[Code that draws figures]
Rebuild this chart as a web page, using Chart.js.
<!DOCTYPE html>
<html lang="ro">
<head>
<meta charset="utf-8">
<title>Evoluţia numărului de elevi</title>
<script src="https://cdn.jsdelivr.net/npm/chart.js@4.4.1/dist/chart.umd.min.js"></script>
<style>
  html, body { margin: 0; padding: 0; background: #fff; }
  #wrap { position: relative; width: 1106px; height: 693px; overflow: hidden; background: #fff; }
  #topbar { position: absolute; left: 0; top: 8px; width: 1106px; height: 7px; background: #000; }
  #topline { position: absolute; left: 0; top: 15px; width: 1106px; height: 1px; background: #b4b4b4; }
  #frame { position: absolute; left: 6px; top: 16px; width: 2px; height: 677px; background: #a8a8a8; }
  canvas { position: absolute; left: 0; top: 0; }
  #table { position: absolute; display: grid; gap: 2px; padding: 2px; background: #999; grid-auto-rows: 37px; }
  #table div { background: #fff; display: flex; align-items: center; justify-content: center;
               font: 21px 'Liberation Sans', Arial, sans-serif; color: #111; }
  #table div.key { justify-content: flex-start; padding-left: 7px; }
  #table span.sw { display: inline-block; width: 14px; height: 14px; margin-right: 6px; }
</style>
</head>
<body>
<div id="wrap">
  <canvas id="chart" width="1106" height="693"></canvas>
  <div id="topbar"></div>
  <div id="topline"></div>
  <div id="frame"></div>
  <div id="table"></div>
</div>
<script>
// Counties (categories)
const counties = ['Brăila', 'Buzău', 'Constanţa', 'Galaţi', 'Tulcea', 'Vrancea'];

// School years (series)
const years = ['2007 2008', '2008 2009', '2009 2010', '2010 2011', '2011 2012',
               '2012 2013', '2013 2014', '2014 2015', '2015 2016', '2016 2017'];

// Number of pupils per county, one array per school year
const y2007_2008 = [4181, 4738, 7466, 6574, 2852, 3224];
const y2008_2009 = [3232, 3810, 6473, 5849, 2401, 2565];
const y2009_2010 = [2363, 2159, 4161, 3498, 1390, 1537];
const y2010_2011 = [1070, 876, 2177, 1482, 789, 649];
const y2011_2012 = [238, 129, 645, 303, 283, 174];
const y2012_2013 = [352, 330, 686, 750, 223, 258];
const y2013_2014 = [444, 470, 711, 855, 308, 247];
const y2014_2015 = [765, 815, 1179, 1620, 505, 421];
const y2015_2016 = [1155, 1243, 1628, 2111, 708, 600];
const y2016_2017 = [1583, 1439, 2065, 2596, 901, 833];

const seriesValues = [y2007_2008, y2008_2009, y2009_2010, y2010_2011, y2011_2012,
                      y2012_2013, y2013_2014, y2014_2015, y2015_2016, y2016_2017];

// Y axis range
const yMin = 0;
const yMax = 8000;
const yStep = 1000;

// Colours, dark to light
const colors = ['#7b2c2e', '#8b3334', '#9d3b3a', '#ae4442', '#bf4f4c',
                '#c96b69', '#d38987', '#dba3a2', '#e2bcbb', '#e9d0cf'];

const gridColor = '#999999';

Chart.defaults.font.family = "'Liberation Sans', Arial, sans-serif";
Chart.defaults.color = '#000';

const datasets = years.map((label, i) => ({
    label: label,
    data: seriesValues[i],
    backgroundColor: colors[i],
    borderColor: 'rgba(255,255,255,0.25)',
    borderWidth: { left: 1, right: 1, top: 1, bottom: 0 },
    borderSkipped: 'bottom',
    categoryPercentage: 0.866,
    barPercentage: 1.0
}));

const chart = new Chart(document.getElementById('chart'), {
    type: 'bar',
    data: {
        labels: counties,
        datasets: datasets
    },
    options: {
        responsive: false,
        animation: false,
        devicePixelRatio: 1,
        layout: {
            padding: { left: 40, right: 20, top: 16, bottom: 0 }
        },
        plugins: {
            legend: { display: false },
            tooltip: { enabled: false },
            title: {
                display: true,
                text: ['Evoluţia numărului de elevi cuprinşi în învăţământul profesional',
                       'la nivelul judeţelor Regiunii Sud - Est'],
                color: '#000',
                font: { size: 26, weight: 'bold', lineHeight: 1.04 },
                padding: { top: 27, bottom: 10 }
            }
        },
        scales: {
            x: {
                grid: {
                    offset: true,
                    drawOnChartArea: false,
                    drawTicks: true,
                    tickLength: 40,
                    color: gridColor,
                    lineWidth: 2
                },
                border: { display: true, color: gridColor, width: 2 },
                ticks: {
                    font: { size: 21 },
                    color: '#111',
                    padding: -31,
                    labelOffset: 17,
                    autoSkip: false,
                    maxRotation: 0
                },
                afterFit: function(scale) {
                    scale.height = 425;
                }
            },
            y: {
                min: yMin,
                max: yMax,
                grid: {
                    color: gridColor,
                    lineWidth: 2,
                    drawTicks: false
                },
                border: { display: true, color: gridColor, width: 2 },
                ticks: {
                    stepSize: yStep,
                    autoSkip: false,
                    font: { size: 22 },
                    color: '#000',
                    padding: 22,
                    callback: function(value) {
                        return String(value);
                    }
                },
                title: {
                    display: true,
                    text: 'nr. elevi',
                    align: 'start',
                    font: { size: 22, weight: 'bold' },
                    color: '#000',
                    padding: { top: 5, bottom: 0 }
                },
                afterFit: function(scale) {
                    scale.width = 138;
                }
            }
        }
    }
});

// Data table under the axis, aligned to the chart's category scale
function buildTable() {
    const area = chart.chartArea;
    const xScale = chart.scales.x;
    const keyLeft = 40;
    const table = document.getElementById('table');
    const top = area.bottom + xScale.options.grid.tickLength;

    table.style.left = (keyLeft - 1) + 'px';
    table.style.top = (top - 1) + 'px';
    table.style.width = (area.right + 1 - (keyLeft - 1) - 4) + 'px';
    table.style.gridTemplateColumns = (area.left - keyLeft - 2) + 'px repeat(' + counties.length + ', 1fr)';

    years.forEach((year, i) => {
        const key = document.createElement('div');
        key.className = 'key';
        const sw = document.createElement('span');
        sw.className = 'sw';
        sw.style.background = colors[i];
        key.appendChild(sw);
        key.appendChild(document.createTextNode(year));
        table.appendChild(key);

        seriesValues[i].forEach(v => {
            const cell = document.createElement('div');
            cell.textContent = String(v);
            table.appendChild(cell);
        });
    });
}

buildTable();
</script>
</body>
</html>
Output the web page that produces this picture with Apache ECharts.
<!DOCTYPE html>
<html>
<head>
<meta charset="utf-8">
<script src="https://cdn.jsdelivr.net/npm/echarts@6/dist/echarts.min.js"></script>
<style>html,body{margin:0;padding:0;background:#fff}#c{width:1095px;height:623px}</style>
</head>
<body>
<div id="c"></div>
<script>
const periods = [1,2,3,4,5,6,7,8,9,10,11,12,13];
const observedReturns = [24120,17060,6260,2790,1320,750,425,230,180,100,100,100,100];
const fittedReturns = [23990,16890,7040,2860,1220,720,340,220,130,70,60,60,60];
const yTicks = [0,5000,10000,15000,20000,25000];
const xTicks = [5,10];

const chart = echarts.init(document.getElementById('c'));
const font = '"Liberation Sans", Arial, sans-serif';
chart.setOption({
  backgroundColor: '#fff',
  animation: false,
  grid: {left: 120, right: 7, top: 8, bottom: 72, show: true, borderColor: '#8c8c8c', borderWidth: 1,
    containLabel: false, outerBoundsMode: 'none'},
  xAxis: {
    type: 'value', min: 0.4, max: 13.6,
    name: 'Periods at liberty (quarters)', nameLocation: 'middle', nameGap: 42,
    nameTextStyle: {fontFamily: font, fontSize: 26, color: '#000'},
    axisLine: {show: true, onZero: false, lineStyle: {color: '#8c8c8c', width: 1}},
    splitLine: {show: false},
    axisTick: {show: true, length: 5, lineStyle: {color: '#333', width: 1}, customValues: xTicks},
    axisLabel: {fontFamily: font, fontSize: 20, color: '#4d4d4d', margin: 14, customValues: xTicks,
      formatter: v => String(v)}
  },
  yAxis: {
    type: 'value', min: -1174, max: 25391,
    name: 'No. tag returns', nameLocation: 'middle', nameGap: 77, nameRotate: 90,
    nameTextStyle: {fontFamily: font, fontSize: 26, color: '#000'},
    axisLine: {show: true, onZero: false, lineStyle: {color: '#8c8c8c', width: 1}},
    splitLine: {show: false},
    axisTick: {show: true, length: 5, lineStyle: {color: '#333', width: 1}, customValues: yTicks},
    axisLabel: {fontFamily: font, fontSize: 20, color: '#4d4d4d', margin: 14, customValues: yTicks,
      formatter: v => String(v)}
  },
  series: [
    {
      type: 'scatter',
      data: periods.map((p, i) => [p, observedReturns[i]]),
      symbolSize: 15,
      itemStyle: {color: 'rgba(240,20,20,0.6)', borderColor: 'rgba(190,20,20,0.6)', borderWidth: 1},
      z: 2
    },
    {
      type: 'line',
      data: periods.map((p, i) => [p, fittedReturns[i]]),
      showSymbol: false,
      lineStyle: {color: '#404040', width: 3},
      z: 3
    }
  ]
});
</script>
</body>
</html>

▸ DO THIS
Print only the lines from the top of the data above down to the line holding "['Brăila', 'Buzău', 'Constanţa', 'Galaţi', 'Tulcea', 'Vrancea'];", inclusive.

▸ REPLY TO THE EXERCISE
Rebuild this chart as a web page, using Chart.js.
<!DOCTYPE html>
<html lang="ro">
<head>
<meta charset="utf-8">
<title>Evoluţia numărului de elevi</title>
<script src="https://cdn.jsdelivr.net/npm/chart.js@4.4.1/dist/chart.umd.min.js"></script>
<style>
  html, body { margin: 0; padding: 0; background: #fff; }
  #wrap { position: relative; width: 1106px; height: 693px; overflow: hidden; background: #fff; }
  #topbar { position: absolute; left: 0; top: 8px; width: 1106px; height: 7px; background: #000; }
  #topline { position: absolute; left: 0; top: 15px; width: 1106px; height: 1px; background: #b4b4b4; }
  #frame { position: absolute; left: 6px; top: 16px; width: 2px; height: 677px; background: #a8a8a8; }
  canvas { position: absolute; left: 0; top: 0; }
  #table { position: absolute; display: grid; gap: 2px; padding: 2px; background: #999; grid-auto-rows: 37px; }
  #table div { background: #fff; display: flex; align-items: center; justify-content: center;
               font: 21px 'Liberation Sans', Arial, sans-serif; color: #111; }
  #table div.key { justify-content: flex-start; padding-left: 7px; }
  #table span.sw { display: inline-block; width: 14px; height: 14px; margin-right: 6px; }
</style>
</head>
<body>
<div id="wrap">
  <canvas id="chart" width="1106" height="693"></canvas>
  <div id="topbar"></div>
  <div id="topline"></div>
  <div id="frame"></div>
  <div id="table"></div>
</div>
<script>
// Counties (categories)
const counties = ['Brăila', 'Buzău', 'Constanţa', 'Galaţi', 'Tulcea', 'Vrancea'];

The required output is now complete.